## How to add new AL query strategies / unlabeled pool subsampling strategies

This notebook demonstrates three simple steps to benchmark a new query / unlabeled pool subsampling strategy.

#### 1. Prepare the file and the global variable

In [1]:
# Where the file with the strategy is located
FOLDER_WITH_STRATEGIES = "custom_strategy"
!mkdir $FOLDER_WITH_STRATEGIES
# Name of the AL strategy & file
AL_STRATEGY_NAME = "least_confidence.py"
# Name of the unlabeled pool subsampling strategy addition
SUBSAMPLING_STRATEGY_NAME = "top_from_previous_iteration_subsampling.py"
CUR_PATH = !pwd
# Absolute path to the AL strategy
PATH_TO_AL_STRATEGY = f"{CUR_PATH[0]}/{FOLDER_WITH_STRATEGIES}/{AL_STRATEGY_NAME}"
# Absolute path to the strategy
PATH_TO_SUBSAMPLING_STRATEGY = (
    f"{CUR_PATH[0]}/{FOLDER_WITH_STRATEGIES}/{SUBSAMPLING_STRATEGY_NAME}"
)

#### 2. Write your strategies

In [2]:
%%writefile $PATH_TO_AL_STRATEGY

import numpy as np

def least_confidence(model, X_pool, n_instances, **kwargs):
    probas = model.predict_proba(X_pool)
    uncertainty_estimates = 1 - probas.max(axis=1)
    query_idx = np.argsort(-uncertainty_estimates)[:n_instances]
    query = X_pool.select(query_idx)
    return query_idx, query, uncertainty_estimates

Writing /Users/tsvigun/Anaconda/papers/active_learning/examples/strategy_folder/least_confidence.py


In [3]:
%%writefile $PATH_TO_SUBSAMPLING_STRATEGY

import numpy as np

def top_from_previous_iteration_subsampling(uncertainty_estimates, gamma_or_k_confident_to_save, **kwargs):
    if isinstance(gamma_or_k_confident_to_save, float):
        gamma_or_k_confident_to_save = int(
            gamma_or_k_confident_to_save * len(uncertainty_estimates)
        )
    argsort = np.argsort(-uncertainty_estimates)
    return argsort[:gamma_or_k_confident_to_save]

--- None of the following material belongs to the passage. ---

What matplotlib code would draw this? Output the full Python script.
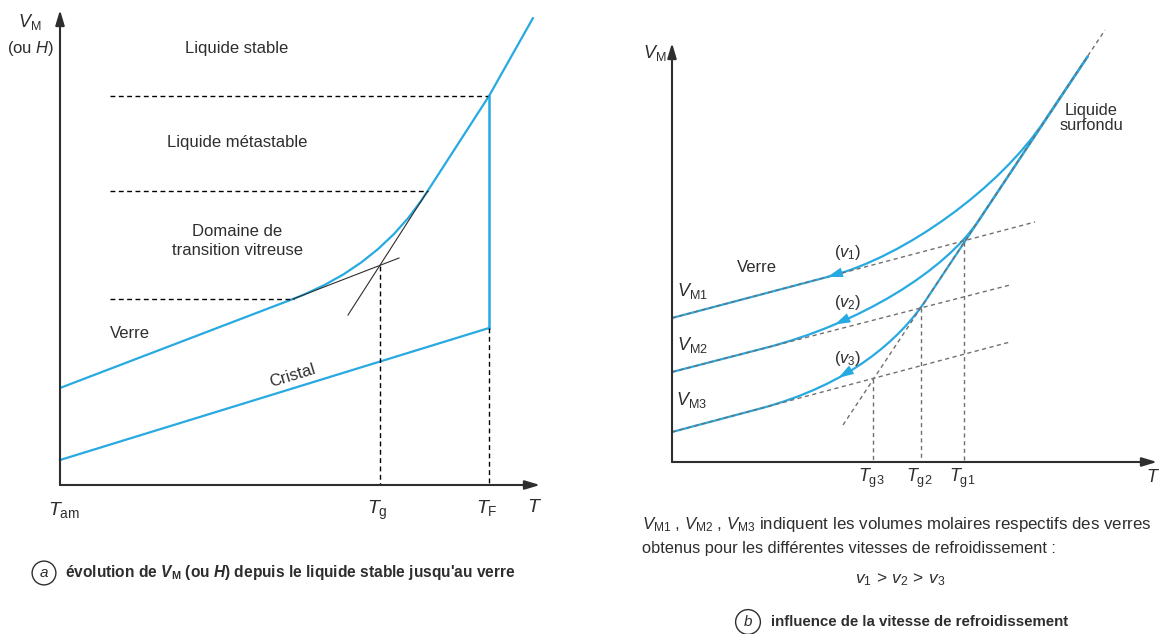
import numpy as np
import matplotlib.pyplot as plt
from matplotlib.path import Path
from matplotlib.patches import PathPatch

plt.rcParams['font.family'] = ['Liberation Sans', 'DejaVu Sans']
plt.rcParams['mathtext.fontset'] = 'custom'
plt.rcParams['mathtext.rm'] = 'Liberation Sans'
plt.rcParams['mathtext.it'] = 'Liberation Sans:italic'
plt.rcParams['mathtext.bf'] = 'Liberation Sans:bold'
try:
    plt.rcParams['mathtext.bfit'] = 'Liberation Sans:italic:bold'
except KeyError:
    pass

blue = '#27a9e1'
ink = '#2e2e2e'
grey = '#707070'

# ---- (a) V_M (or H) from stable liquid down to glass
tg_a = 32.0
tf_a = 42.9
glass_a_T = [0.0, 23.3]
glass_a_V = [9.7, 18.6]
knee_a = [32.0, 21.9]          # crossing of the glass and liquid extrapolations
liquid_a_T = [36.7, 42.9, 47.3]
liquid_a_V = [29.3, 38.9, 46.7]
crystal_T = [0.0, 42.9]
crystal_V = [2.5, 15.7]
glass_ext_T = [23.3, 33.9]
glass_ext_V = [18.6, 22.7]
liq_ext_T = [28.8, 36.7]
liq_ext_V = [17.0, 29.3]
levels_V = [38.9, 29.4, 18.6]
levels_end = [42.9, 36.8, 23.4]
levels_start = 5.0
zones = ['Liquide stable', 'Liquide métastable', 'Domaine de\ntransition vitreuse']
zones_V = [43.6, 34.2, 24.4]

# ---- (b) effect of the cooling rate
liq_b_T = [17.1, 43.3]         # supercooled liquid, dashed extrapolation
liq_b_V = [3.7, 43.2]
liq_top = [41.6, 40.6]
glass_b_V0 = [14.4, 9.0, 3.0]
glass_b_end_T = [36.3, 33.8, 33.8]
glass_b_end_V = [24.0, 17.7, 12.0]
tg_b = [29.2, 24.9, 20.1]
tg_b_V = [22.0, 15.4, 8.3]
tg_names = ['g1', 'g2', 'g3']
bend_T = [[37.3, 32.8, 23.3, 15.8], [30.7, 27.3, 18.8, 9.3], [25.4, 22.8, 17.8, 8.8]]
bend_V = [[34.2, 27.4, 20.55, 18.57], [24.2, 19.1, 13.83, 11.4], [16.2, 12.3, 7.74, 5.34]]
arrow_T = [15.5, 16.1, 16.5]

fig = plt.figure(figsize=(11.59, 6.34), dpi=100)
ax_a = fig.add_axes([0, 0, 580 / 1159, 1])
ax_b = fig.add_axes([580 / 1159, 0, 579 / 1159, 1])
ax_a.set_xlim(-6.0, 52.0)
ax_a.set_ylim(-14.9, 48.5)
ax_b.set_xlim(-9.2, 48.7)
ax_b.set_ylim(-17.2, 46.2)
for ax in (ax_a, ax_b):
    ax.axis('off')

head = '-|>,head_length=0.6,head_width=0.18'


def axis_arrows(ax, tmax, vmax):
    for end in [(tmax, 0), (0, vmax)]:
        ax.annotate('', xy=end, xytext=(0, 0),
                    arrowprops=dict(arrowstyle=head, color=ink, lw=1.5,
                                    mutation_scale=15, shrinkA=0, shrinkB=0))


# ---------------- panel a ----------------
axis_arrows(ax_a, 48.0, 47.5)

for v, te in zip(levels_V, levels_end):
    ax_a.plot([levels_start, te], [v, v], color='black', lw=1, ls=(0, (3.5, 2.5)))
for v, txt in zip(zones_V, zones):
    ax_a.text(17.7, v, txt, ha='center', va='center', fontsize=12, color=ink,
              linespacing=1.3)

ax_a.plot(glass_ext_T, glass_ext_V, color=ink, lw=0.8)
ax_a.plot(liq_ext_T, liq_ext_V, color=ink, lw=0.8)

verts = [(glass_a_T[0], glass_a_V[0]), (glass_a_T[1], glass_a_V[1]),
         tuple(knee_a), (liquid_a_T[0], liquid_a_V[0]),
         (liquid_a_T[1], liquid_a_V[1]), (liquid_a_T[2], liquid_a_V[2])]
codes = [Path.MOVETO, Path.LINETO, Path.CURVE3, Path.CURVE3, Path.LINETO, Path.LINETO]
ax_a.add_patch(PathPatch(Path(verts, codes), fc='none', ec=blue, lw=1.6,
                         capstyle='round', joinstyle='round'))

ax_a.plot(crystal_T, crystal_V, color=blue, lw=1.6)
ax_a.plot([tf_a, tf_a], [liquid_a_V[1], crystal_V[1]], color=blue, lw=1.8)
ax_a.plot([tf_a, tf_a], [crystal_V[1], 0], color='black', lw=1, ls=(0, (3.5, 2.5)))
ax_a.plot([tg_a, tg_a], [knee_a[1], 0], color='black', lw=1, ls=(0, (3.5, 2.5)))

ax_a.text(-3.0, 46.3, r'$V_{\mathrm{M}}$', ha='center', va='center', fontsize=13, color=ink)
ax_a.text(-2.9, 43.6, r'(ou $H$)', ha='center', va='center', fontsize=12, color=ink)
ax_a.text(7.0, 15.1, 'Verre', ha='center', va='center', fontsize=12, color=ink)
ax_a.text(23.2, 10.9, 'Cristal', ha='center', va='center', fontsize=12, color=ink,
          rotation=17, rotation_mode='anchor')

ax_a.text(0.4, -2.5, r'$T_{\mathrm{am}}$', ha='center', va='center', fontsize=14, color=ink)
ax_a.text(tg_a - 0.3, -2.5, r'$T_{\mathrm{g}}$', ha='center', va='center', fontsize=14, color=ink)
ax_a.text(tf_a - 0.2, -2.3, r'$T_{\mathrm{F}}$', ha='center', va='center', fontsize=14, color=ink)
ax_a.text(47.5, -2.2, r'$T$', ha='center', va='center', fontsize=14, color=ink)

ax_a.text(-1.6, -8.8, r'$a$', ha='center', va='center', fontsize=11, color=ink,
          bbox=dict(boxstyle='circle,pad=0.32', fc='white', ec=ink, lw=1))
ax_a.text(0.5, -8.8, r"évolution de $\mathbfit{V}_{\mathbf{M}}$ (ou $\mathbfit{H}$) depuis le liquide stable jusqu'au verre",
          ha='left', va='center', fontsize=11.2, fontweight='bold', color=ink)

# ---------------- panel b ----------------
axis_arrows(ax_b, 48.5, 41.9)

dash_b = dict(color=grey, lw=1, ls=(0, (3, 2.5)))
ax_b.plot(liq_b_T, liq_b_V, **dash_b)
for v0, te, ve in zip(glass_b_V0, glass_b_end_T, glass_b_end_V):
    ax_b.plot([0, te], [v0, ve], **dash_b)
for t, v in zip(tg_b, tg_b_V):
    ax_b.plot([t, t], [v, 0], **dash_b)

for k in range(3):
    verts = [tuple(liq_top)] + list(zip(bend_T[k], bend_V[k])) + [(0, glass_b_V0[k])]
    codes = [Path.MOVETO, Path.LINETO, Path.CURVE4, Path.CURVE4, Path.CURVE4, Path.LINETO]
    path = Path(verts, codes)
    ax_b.add_patch(PathPatch(path, fc='none', ec=blue, lw=1.6, joinstyle='round'))

    # walk the drawn curve to put the direction arrow on it
    pts = []
    for seg, _ in path.iter_bezier():
        pts.append(seg(np.linspace(0, 1, 60)))
    pts = np.vstack(pts)
    i = int(np.argmin(np.abs(pts[:, 0] - arrow_T[k]) + (pts[:, 1] > bend_V[k][1]) * 100))
    ax_b.annotate('', xy=pts[i], xytext=pts[i - 8],
                  arrowprops=dict(arrowstyle='-|>,head_length=0.7,head_width=0.22',
                                  color=blue, lw=0, mutation_scale=16,
                                  shrinkA=0, shrinkB=0))

ax_b.text(-1.7, 40.9, r'$V_{\mathrm{M}}$', ha='center', va='center', fontsize=13, color=ink)
ax_b.text(41.9, 34.35, 'Liquide\nsurfondu', ha='center', va='center', fontsize=11.8,
          color=ink, linespacing=1.0)
ax_b.text(8.5, 19.5, 'Verre', ha='center', va='center', fontsize=12, color=ink)
for k, v in enumerate([17.1, 11.7, 6.2]):
    ax_b.text(2.0, v, r'$V_{\mathrm{M%d}}$' % (k + 1), ha='center', va='center',
              fontsize=13, color=ink)
for k, v in enumerate([21.0, 15.9, 10.4]):
    ax_b.text(17.6, v, r'$(v_%d)$' % (k + 1), ha='center', va='center',
              fontsize=12, color=ink)
for t, name in zip(tg_b, tg_names):
    ax_b.text(t - 0.2, -1.6, r'$T_{\mathrm{%s}}$' % name, ha='center', va='center',
              fontsize=13, color=ink)
ax_b.text(48.1, -1.5, r'$T$', ha='center', va='center', fontsize=13, color=ink)

ax_b.text(-3.0, -6.3, r'$V_{\mathrm{M1}}$ , $V_{\mathrm{M2}}$ , $V_{\mathrm{M3}}$ indiquent les volumes molaires respectifs des verres',
          ha='left', va='center', fontsize=12.2, color=ink)
ax_b.text(-3.0, -8.7, 'obtenus pour les différentes vitesses de refroidissement :',
          ha='left', va='center', fontsize=11.8, color=ink)
ax_b.text(22.8, -11.8, r'$v_1 \,>\, v_2 \,>\, v_3$', ha='center', va='center',
          fontsize=12.5, color=ink)
ax_b.text(7.6, -16.0, r'$b$', ha='center', va='center', fontsize=11, color=ink,
          bbox=dict(boxstyle='circle,pad=0.32', fc='white', ec=ink, lw=1))
ax_b.text(9.9, -16.0, 'influence de la vitesse de refroidissement',
          ha='left', va='center', fontsize=10.8, fontweight='bold', color=ink)

fig.savefig('out.png', dpi=100)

Writing /Users/tsvigun/Anaconda/papers/active_learning/examples/strategy_folder/top_from_previous_iteration_subsampling.py


#### 3. Use your strategies:

- AL strategy: `config.al.strategy=$PATH_TO_AL_STRATEGY`

- Unlabeled pool subsampling strategy: `config.al.sampling_type=$PATH_TO_SUBSAMPLING_STRATEGY`

Test with 1 GPU: (substitute `custom_strategy/least_confidence` & `custom_strategy/top_from_previous_iteration_subsampling` with your strategies name)

In [None]:
%%bash
CUDA_VISIBLE_DEVICES='0' HYDRA_CONFIG_PATH=../al_benchmark/configs \
HYDRA_CONFIG_NAME=al_cls python ../al_benchmark/run_active_learning.py \
al.strategy=custom_strategy/least_confidence \
al.sampling_type=custom_strategy/top_from_previous_iteration_subsampling \
acquisition_model.checkpoint=roberta-base

The results will be located in the file `workdir/run_active_learning/TODAY_DATE/TIME_SEED_MODEL/acquisition_metrics.json`.